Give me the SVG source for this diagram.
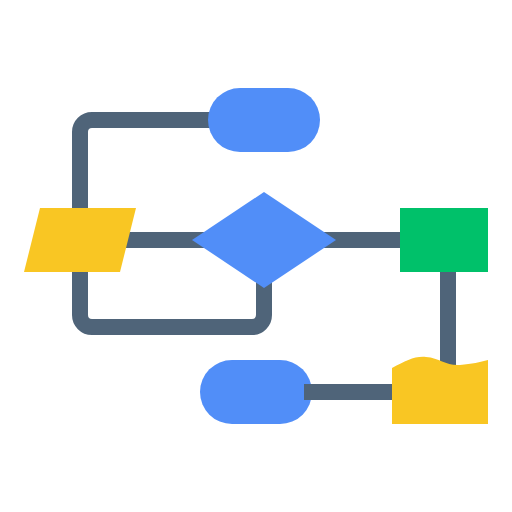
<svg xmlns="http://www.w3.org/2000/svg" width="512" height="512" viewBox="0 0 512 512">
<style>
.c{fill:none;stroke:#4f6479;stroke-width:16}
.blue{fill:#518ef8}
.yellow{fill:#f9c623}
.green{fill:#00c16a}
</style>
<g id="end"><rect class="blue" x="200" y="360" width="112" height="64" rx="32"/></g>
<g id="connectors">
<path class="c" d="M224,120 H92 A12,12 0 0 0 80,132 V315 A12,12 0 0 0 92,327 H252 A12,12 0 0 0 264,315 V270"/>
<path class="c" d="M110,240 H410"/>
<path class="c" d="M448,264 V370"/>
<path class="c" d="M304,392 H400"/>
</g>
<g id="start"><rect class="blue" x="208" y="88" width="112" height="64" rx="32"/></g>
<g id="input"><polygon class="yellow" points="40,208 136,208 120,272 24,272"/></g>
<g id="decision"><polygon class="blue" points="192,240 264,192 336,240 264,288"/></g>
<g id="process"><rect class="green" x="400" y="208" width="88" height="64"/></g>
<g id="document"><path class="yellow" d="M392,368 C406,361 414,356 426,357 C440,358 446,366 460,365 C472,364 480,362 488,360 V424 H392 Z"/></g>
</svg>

====================

→ REQUIREMENTS: Retype everything in the material word for word, minus pictures.

→ EXERCISE OUTPUT:
Give me the SVG source for this diagram.
<svg xmlns="http://www.w3.org/2000/svg" width="512" height="512" viewBox="0 0 512 512">
<style>
.c{fill:none;stroke:#4f6479;stroke-width:16}
.blue{fill:#518ef8}
.yellow{fill:#f9c623}
.green{fill:#00c16a}
</style>
<g id="end"><rect class="blue" x="200" y="360" width="112" height="64" rx="32"/></g>
<g id="connectors">
<path class="c" d="M224,120 H92 A12,12 0 0 0 80,132 V315 A12,12 0 0 0 92,327 H252 A12,12 0 0 0 264,315 V270"/>
<path class="c" d="M110,240 H410"/>
<path class="c" d="M448,264 V370"/>
<path class="c" d="M304,392 H400"/>
</g>
<g id="start"><rect class="blue" x="208" y="88" width="112" height="64" rx="32"/></g>
<g id="input"><polygon class="yellow" points="40,208 136,208 120,272 24,272"/></g>
<g id="decision"><polygon class="blue" points="192,240 264,192 336,240 264,288"/></g>
<g id="process"><rect class="green" x="400" y="208" width="88" height="64"/></g>
<g id="document"><path class="yellow" d="M392,368 C406,361 414,356 426,357 C440,358 446,366 460,365 C472,364 480,362 488,360 V424 H392 Z"/></g>
</svg>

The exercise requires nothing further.